→ **TASK BRIEF**:
Pictures are not part of the copy; repeat everything else in the records exactly.

[Excerpt from a dataset]

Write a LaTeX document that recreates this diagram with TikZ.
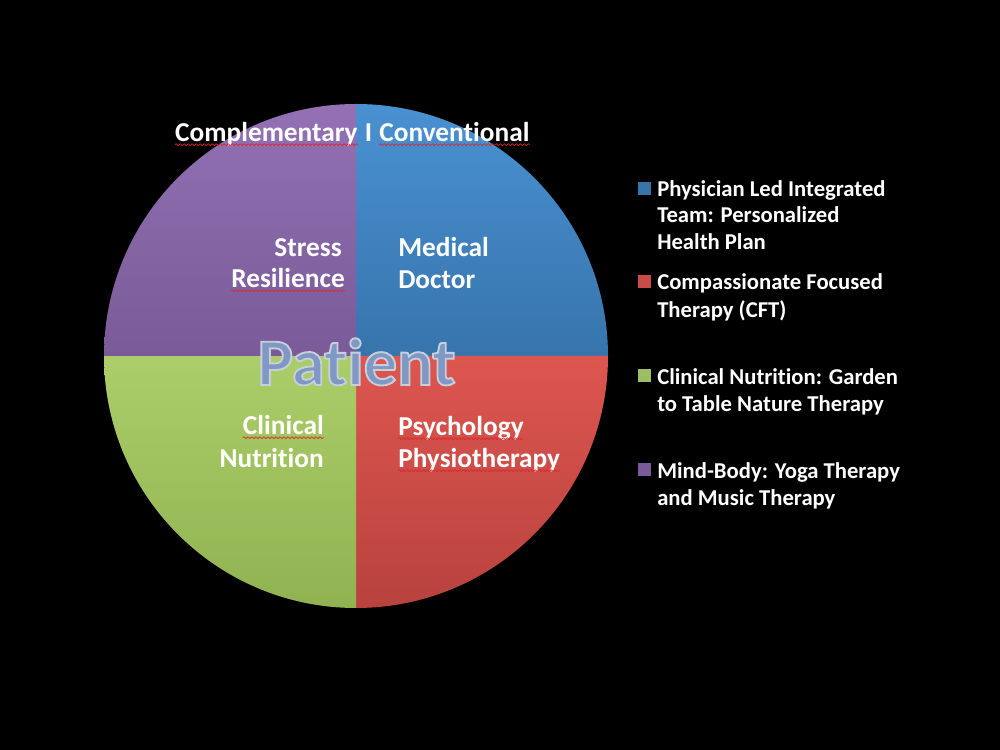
\documentclass[tikz,border=0pt]{standalone}
\usepackage{fontspec}
\setmainfont{Carlito}[Ligatures=NoCommon]
\usetikzlibrary{decorations.pathmorphing}
\definecolor{blueT}{RGB}{74,145,210}
\definecolor{blueB}{RGB}{55,116,172}
\definecolor{redT}{RGB}{222,86,80}
\definecolor{redB}{RGB}{184,66,62}
\definecolor{greenT}{RGB}{171,206,106}
\definecolor{greenB}{RGB}{144,178,80}
\definecolor{purpleT}{RGB}{147,113,180}
\definecolor{purpleB}{RGB}{122,90,152}
\definecolor{patfill}{RGB}{127,152,196}
\definecolor{squigred}{RGB}{220,40,40}
\newcommand{\outlinedtext}[1]{{\color{patfill}\special{pdf:code 2 Tr 1.4 w 0.78 0.81 0.86 RG}#1\special{pdf:code 0 Tr}}}
\begin{document}
\begin{tikzpicture}[x=0.75pt,y=0.75pt,
  lab/.style={font=\fontsize{20.5}{24}\selectfont\bfseries, text=white, inner sep=0},
  leg/.style={font=\fontsize{17}{20}\selectfont\bfseries, text=white, inner sep=0, anchor=base west},
  legbox/.style={minimum size=9.75pt, inner sep=0, anchor=center},
  squig/.style={draw=squigred, line width=0.5pt, decorate, decoration={snake, amplitude=0.7pt, segment length=3pt}}]
\fill[black] (0,0) rectangle (1000,750);
\useasboundingbox (0,0) rectangle (1000,750);
\coordinate (c) at (356,394);
% pie quadrants
\shade[top color=blueT,bottom color=blueB] (c) -- ++(0,252) arc[start angle=90,end angle=0,radius=252] -- cycle;
\shade[top color=redT,bottom color=redB] (c) -- ++(252,0) arc[start angle=0,end angle=-90,radius=252] -- cycle;
\shade[top color=greenT,bottom color=greenB] (c) -- ++(0,-252) arc[start angle=270,end angle=180,radius=252] -- cycle;
\shade[top color=purpleT,bottom color=purpleB] (c) -- ++(-252,0) arc[start angle=180,end angle=90,radius=252] -- cycle;
% title
\node[lab,anchor=base] (bar) at (368.5,608) {I};
\node[lab,anchor=base east] (comp) at ([xshift=-5pt]bar.base west) {Complementary};
\node[lab,anchor=base west] (conv) at ([xshift=5pt]bar.base east) {Conventional};
% quadrant labels
\node[lab,anchor=base east] (stress) at (342,493) {Stress};
\node[lab,anchor=base east] (resil) at (345,462) {Resilience};
\node[lab,anchor=base west] (med) at (398,493) {Medical};
\node[lab,anchor=base west] (doc) at (398,461) {Doctor};
\node[lab,anchor=base east] (clin) at (324,315) {Clinical};
\node[lab,anchor=base east] (nutr) at (324,282) {Nutrition};
\node[lab,anchor=base west] (psy) at (398,314) {Psychology};
\node[lab,anchor=base west] (phys) at (398,282) {Physiotherapy};
% centre
\node[inner sep=0,anchor=base,font=\fontsize{50}{56}\selectfont\bfseries] (pat) at (356.5,365) {\outlinedtext{Patient}};
% spell-check squiggles
\foreach \w in {comp,conv,resil,clin,psy,phys}
  \draw[squig] ([yshift=-2pt]\w.base west) -- ([yshift=-2pt]\w.base east);
% legend
\node[legbox,fill=blueB] (sq1) at (644.5,561.5) {};
\node[legbox,fill=redT!90!black] (sq2) at (644.5,468.5) {};
\node[legbox,fill=greenT!92!black] (sq3) at (644.5,374.5) {};
\node[legbox,fill=purpleB] (sq4) at (644.5,280) {};
\node[leg] (l1a) at (657,553) {Physician Led Integrated};
\node[leg] (l1b) at (657,527) {Team: Personalized};
\node[leg] (l1c) at (657,500) {Health Plan};
\node[leg] (l2a) at (657,460) {Compassionate Focused};
\node[leg] (l2b) at (657,432) {Therapy (CFT)};
\node[leg] (l3a) at (657,365) {Clinical Nutrition: Garden};
\node[leg] (l3b) at (657,338) {to Table Nature Therapy};
\node[leg] (l4a) at (657,271) {Mind-Body: Yoga Therapy};
\node[leg] (l4b) at (657,244) {and Music Therapy};
\end{tikzpicture}
\end{document}
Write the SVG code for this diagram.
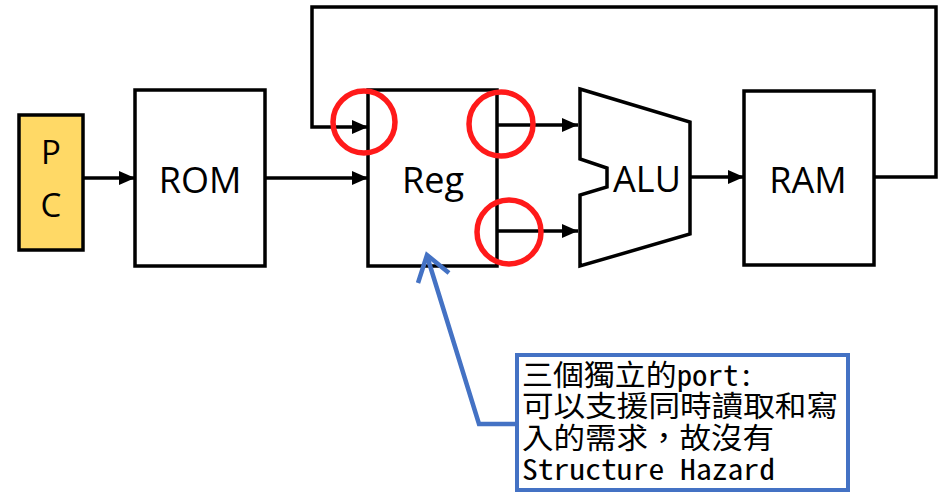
<svg xmlns="http://www.w3.org/2000/svg" width="938" height="493" viewBox="0 0 938 493">
<defs>
<marker id="ah" markerUnits="userSpaceOnUse" markerWidth="16" markerHeight="14" refX="16" refY="7" orient="auto">
<path d="M0,0 L16,7 L0,14 Z" fill="#000"/>
</marker>
<style>
.box{fill:#fff;stroke:#000;stroke-width:3.5}
.lbl{font-family:"Open Sans","Liberation Sans",sans-serif;font-size:36px;fill:#000;text-anchor:middle}
.wire{fill:none;stroke:#000;stroke-width:3.5}
.ring{fill:none;stroke:#ff1a1a;stroke-width:5.5}
.note{font-family:"Noto Sans Mono CJK TC","Noto Sans CJK TC",monospace;font-size:29px;font-weight:300;fill:#000}
</style>
</defs>
<rect width="938" height="493" fill="#fff"/>
<g id="connectors">
<line class="wire" x1="83" y1="178" x2="135" y2="178" marker-end="url(#ah)"/>
<line class="wire" x1="265" y1="178" x2="368" y2="178" marker-end="url(#ah)"/>
<polyline class="wire" points="874,177 936,177 936,7 312,7 312,127 368,127" marker-end="url(#ah)"/>
<line class="wire" x1="497" y1="125" x2="578" y2="125" marker-end="url(#ah)"/>
<line class="wire" x1="497" y1="231" x2="578" y2="231" marker-end="url(#ah)"/>
<line class="wire" x1="690" y1="177" x2="744" y2="177" marker-end="url(#ah)"/>
</g>
<g id="pc">
<rect x="19" y="115" width="64" height="135" fill="#ffd966" stroke="#000" stroke-width="3.5"/>
<text class="lbl" x="51" y="164" style="font-size:33px">P</text>
<text class="lbl" x="51" y="217" style="font-size:33px">C</text>
</g>
<g id="rom">
<rect class="box" x="135" y="90" width="130" height="176"/>
<text class="lbl" x="200" y="193">ROM</text>
</g>
<g id="reg">
<rect class="box" x="368" y="90" width="129" height="176"/>
<text class="lbl" x="433" y="193">Reg</text>
</g>
<g id="alu">
<polygon class="box" points="580,89 690,122 690,234 580,266 580,195 607,187 607,168 580,159"/>
<text class="lbl" x="647" y="192">ALU</text>
</g>
<g id="ram">
<rect class="box" x="744" y="91" width="130" height="174"/>
<text class="lbl" x="808" y="193">RAM</text>
</g>
<g id="rings">
<circle class="ring" cx="364" cy="122" r="31"/>
<circle class="ring" cx="501" cy="124" r="32"/>
<circle class="ring" cx="509" cy="232" r="32"/>
</g>
<g id="note">
<polyline points="517,424 479,424 427,256" fill="none" stroke="#4472c4" stroke-width="4.5"/>
<polyline points="418,283 427,255 449,273" fill="none" stroke="#4472c4" stroke-width="4.5"/>
<rect x="517" y="355" width="331" height="135" fill="#fff" stroke="#4472c4" stroke-width="4"/>
<text class="note" x="522" y="386" textLength="232" lengthAdjust="spacingAndGlyphs">三個獨立的port:</text>
<text class="note" x="522" y="417" textLength="316" lengthAdjust="spacingAndGlyphs">可以支援同時讀取和寫</text>
<text class="note" x="522" y="449" textLength="252" lengthAdjust="spacingAndGlyphs">入的需求，故沒有</text>
<text class="note" x="522" y="480" textLength="253" lengthAdjust="spacingAndGlyphs">Structure Hazard</text>
</g>
</svg>
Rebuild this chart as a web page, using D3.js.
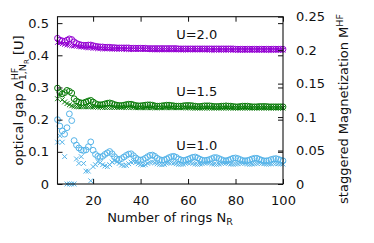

→ **WRITTEN RESPONSE**:
Write a LaTeX document that recreates this diagram with TikZ.
\documentclass[tikz,border=0pt]{standalone}
\usepackage{fontspec}
\setmainfont{Carlito}[Ligatures=NoCommon]
\usetikzlibrary{decorations.pathmorphing}
\definecolor{blueT}{RGB}{74,145,210}
\definecolor{blueB}{RGB}{55,116,172}
\definecolor{redT}{RGB}{222,86,80}
\definecolor{redB}{RGB}{184,66,62}
\definecolor{greenT}{RGB}{171,206,106}
\definecolor{greenB}{RGB}{144,178,80}
\definecolor{purpleT}{RGB}{147,113,180}
\definecolor{purpleB}{RGB}{122,90,152}
\definecolor{patfill}{RGB}{127,152,196}
\definecolor{squigred}{RGB}{220,40,40}
\newcommand{\outlinedtext}[1]{{\color{patfill}\special{pdf:code 2 Tr 1.4 w 0.78 0.81 0.86 RG}#1\special{pdf:code 0 Tr}}}
\begin{document}
\begin{tikzpicture}[x=0.75pt,y=0.75pt,
  lab/.style={font=\fontsize{20.5}{24}\selectfont\bfseries, text=white, inner sep=0},
  leg/.style={font=\fontsize{17}{20}\selectfont\bfseries, text=white, inner sep=0, anchor=base west},
  legbox/.style={minimum size=9.75pt, inner sep=0, anchor=center},
  squig/.style={draw=squigred, line width=0.5pt, decorate, decoration={snake, amplitude=0.7pt, segment length=3pt}}]
\fill[black] (0,0) rectangle (1000,750);
\useasboundingbox (0,0) rectangle (1000,750);
\coordinate (c) at (356,394);
% pie quadrants
\shade[top color=blueT,bottom color=blueB] (c) -- ++(0,252) arc[start angle=90,end angle=0,radius=252] -- cycle;
\shade[top color=redT,bottom color=redB] (c) -- ++(252,0) arc[start angle=0,end angle=-90,radius=252] -- cycle;
\shade[top color=greenT,bottom color=greenB] (c) -- ++(0,-252) arc[start angle=270,end angle=180,radius=252] -- cycle;
\shade[top color=purpleT,bottom color=purpleB] (c) -- ++(-252,0) arc[start angle=180,end angle=90,radius=252] -- cycle;
% title
\node[lab,anchor=base] (bar) at (368.5,608) {I};
\node[lab,anchor=base east] (comp) at ([xshift=-5pt]bar.base west) {Complementary};
\node[lab,anchor=base west] (conv) at ([xshift=5pt]bar.base east) {Conventional};
% quadrant labels
\node[lab,anchor=base east] (stress) at (342,493) {Stress};
\node[lab,anchor=base east] (resil) at (345,462) {Resilience};
\node[lab,anchor=base west] (med) at (398,493) {Medical};
\node[lab,anchor=base west] (doc) at (398,461) {Doctor};
\node[lab,anchor=base east] (clin) at (324,315) {Clinical};
\node[lab,anchor=base east] (nutr) at (324,282) {Nutrition};
\node[lab,anchor=base west] (psy) at (398,314) {Psychology};
\node[lab,anchor=base west] (phys) at (398,282) {Physiotherapy};
% centre
\node[inner sep=0,anchor=base,font=\fontsize{50}{56}\selectfont\bfseries] (pat) at (356.5,365) {\outlinedtext{Patient}};
% spell-check squiggles
\foreach \w in {comp,conv,resil,clin,psy,phys}
  \draw[squig] ([yshift=-2pt]\w.base west) -- ([yshift=-2pt]\w.base east);
% legend
\node[legbox,fill=blueB] (sq1) at (644.5,561.5) {};
\node[legbox,fill=redT!90!black] (sq2) at (644.5,468.5) {};
\node[legbox,fill=greenT!92!black] (sq3) at (644.5,374.5) {};
\node[legbox,fill=purpleB] (sq4) at (644.5,280) {};
\node[leg] (l1a) at (657,553) {Physician Led Integrated};
\node[leg] (l1b) at (657,527) {Team: Personalized};
\node[leg] (l1c) at (657,500) {Health Plan};
\node[leg] (l2a) at (657,460) {Compassionate Focused};
\node[leg] (l2b) at (657,432) {Therapy (CFT)};
\node[leg] (l3a) at (657,365) {Clinical Nutrition: Garden};
\node[leg] (l3b) at (657,338) {to Table Nature Therapy};
\node[leg] (l4a) at (657,271) {Mind-Body: Yoga Therapy};
\node[leg] (l4b) at (657,244) {and Music Therapy};
\end{tikzpicture}
\end{document}
Write the SVG code for this diagram.
<svg xmlns="http://www.w3.org/2000/svg" width="938" height="493" viewBox="0 0 938 493">
<defs>
<marker id="ah" markerUnits="userSpaceOnUse" markerWidth="16" markerHeight="14" refX="16" refY="7" orient="auto">
<path d="M0,0 L16,7 L0,14 Z" fill="#000"/>
</marker>
<style>
.box{fill:#fff;stroke:#000;stroke-width:3.5}
.lbl{font-family:"Open Sans","Liberation Sans",sans-serif;font-size:36px;fill:#000;text-anchor:middle}
.wire{fill:none;stroke:#000;stroke-width:3.5}
.ring{fill:none;stroke:#ff1a1a;stroke-width:5.5}
.note{font-family:"Noto Sans Mono CJK TC","Noto Sans CJK TC",monospace;font-size:29px;font-weight:300;fill:#000}
</style>
</defs>
<rect width="938" height="493" fill="#fff"/>
<g id="connectors">
<line class="wire" x1="83" y1="178" x2="135" y2="178" marker-end="url(#ah)"/>
<line class="wire" x1="265" y1="178" x2="368" y2="178" marker-end="url(#ah)"/>
<polyline class="wire" points="874,177 936,177 936,7 312,7 312,127 368,127" marker-end="url(#ah)"/>
<line class="wire" x1="497" y1="125" x2="578" y2="125" marker-end="url(#ah)"/>
<line class="wire" x1="497" y1="231" x2="578" y2="231" marker-end="url(#ah)"/>
<line class="wire" x1="690" y1="177" x2="744" y2="177" marker-end="url(#ah)"/>
</g>
<g id="pc">
<rect x="19" y="115" width="64" height="135" fill="#ffd966" stroke="#000" stroke-width="3.5"/>
<text class="lbl" x="51" y="164" style="font-size:33px">P</text>
<text class="lbl" x="51" y="217" style="font-size:33px">C</text>
</g>
<g id="rom">
<rect class="box" x="135" y="90" width="130" height="176"/>
<text class="lbl" x="200" y="193">ROM</text>
</g>
<g id="reg">
<rect class="box" x="368" y="90" width="129" height="176"/>
<text class="lbl" x="433" y="193">Reg</text>
</g>
<g id="alu">
<polygon class="box" points="580,89 690,122 690,234 580,266 580,195 607,187 607,168 580,159"/>
<text class="lbl" x="647" y="192">ALU</text>
</g>
<g id="ram">
<rect class="box" x="744" y="91" width="130" height="174"/>
<text class="lbl" x="808" y="193">RAM</text>
</g>
<g id="rings">
<circle class="ring" cx="364" cy="122" r="31"/>
<circle class="ring" cx="501" cy="124" r="32"/>
<circle class="ring" cx="509" cy="232" r="32"/>
</g>
<g id="note">
<polyline points="517,424 479,424 427,256" fill="none" stroke="#4472c4" stroke-width="4.5"/>
<polyline points="418,283 427,255 449,273" fill="none" stroke="#4472c4" stroke-width="4.5"/>
<rect x="517" y="355" width="331" height="135" fill="#fff" stroke="#4472c4" stroke-width="4"/>
<text class="note" x="522" y="386" textLength="232" lengthAdjust="spacingAndGlyphs">三個獨立的port:</text>
<text class="note" x="522" y="417" textLength="316" lengthAdjust="spacingAndGlyphs">可以支援同時讀取和寫</text>
<text class="note" x="522" y="449" textLength="252" lengthAdjust="spacingAndGlyphs">入的需求，故沒有</text>
<text class="note" x="522" y="480" textLength="253" lengthAdjust="spacingAndGlyphs">Structure Hazard</text>
</g>
</svg>
Rebuild this chart as a web page, using D3.js.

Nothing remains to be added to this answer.